One of the most impressive things I’ve seen Arenanet do with their game involves something known as the Living World Updates. Basically, every two weeks, there will be a new ‘storyline’ event that’ll change the face of Tyria. Just recently, the villain known as Scarlet Briar took an army of mechanical monstrosities and laid waste to Lion’s Arch – one of the biggest quest and market hubs in the game. After the smoke settled and Scarlet Briar was defeated, the players noticed something very strange – although reconstruction efforts had already begun, Lion’s Arch was still in ruins.

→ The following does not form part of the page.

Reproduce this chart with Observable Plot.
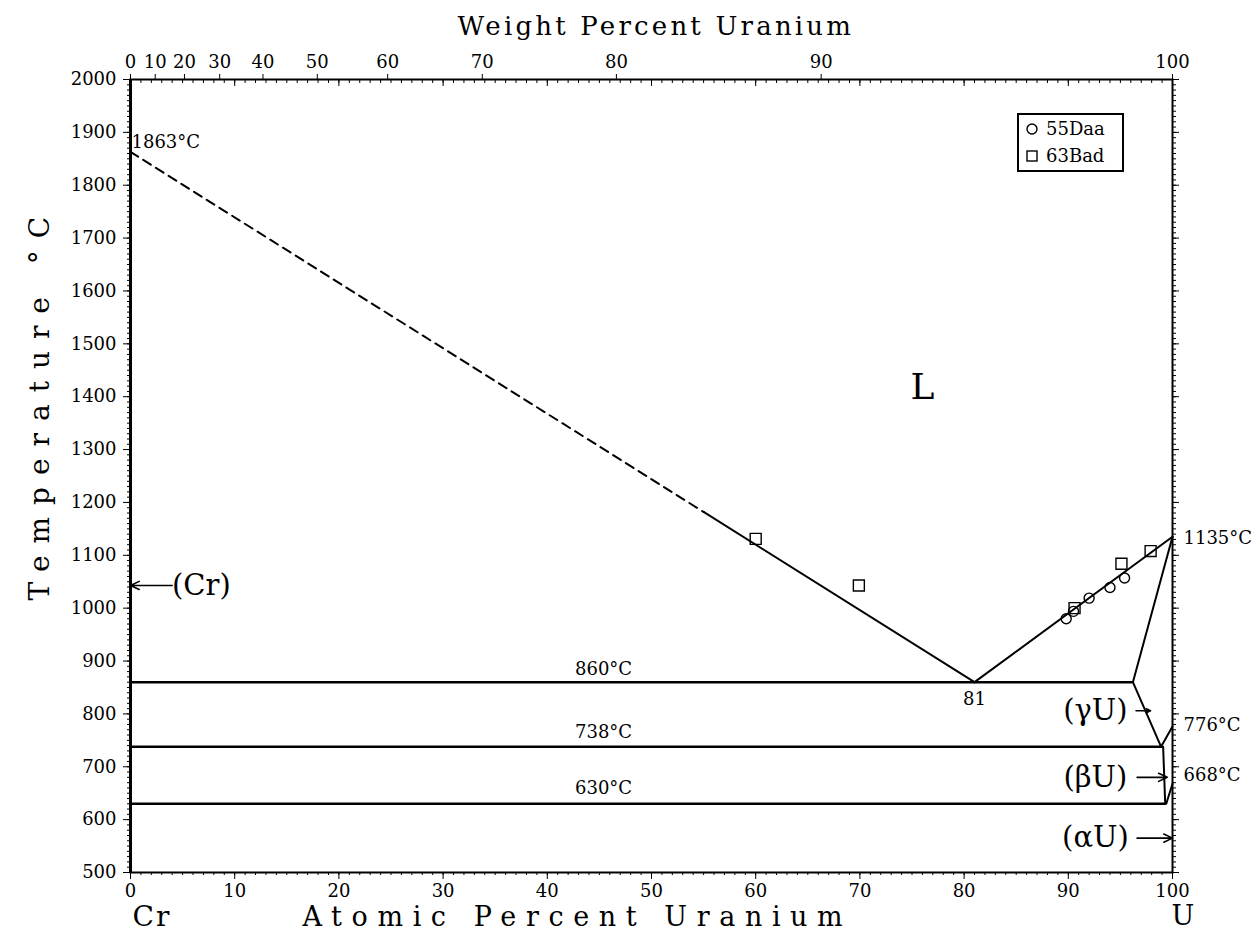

Unlike many modern MMOs, which feature static, ever-repeating world events, Arenanet has instituted end-game content that truly allows players to participate in the history of Tyria – and affect it, as well.
You can customize everything about your character’s looks – and I do mean pretty near everything. Don’t like how a particular piece of armor looks? Transmute it so it looks identical to a more appealing piece of gear. Want to change the color of your equipment? You can do so easily, with a selection of dies shared by all characters on your account. On top of that, every armor and skin you collect will be saved to a Wardrobe page – meaning you can completely tweak your character to give them a look that’s unique to them.
Jeremy Soule has always been one of my favorite video game composers, and he’s totally outdone himself with Guild Wars 2. Honestly, I don’t even need to write anything here. Just…listen.
I have but one thing to say here: World vs World PvP. While Guild Wars 2 does feature a cadre of more traditional modes, the best thing about the game’s PvP is without a doubt its World vs. World mode, which brings together several hundred players onto a single PvP map where they can siege one another’s fortresses, interfere with supply caravans, destroy siege camps, and pretty much participate in the closest thing to a real-world medieval war most players will ever see. Having played a couple games myself, it’s downright incredible.
The best part about Guild Wars 2, though? There’s absolutely no pressure for you to play. Since it doesn’t require a subscription, you don’t need to feel obligated to put in hours to get your money’s worth. You can simply play whenever’s convenient to you – a feature that a lot of MMORPGs really don’t share.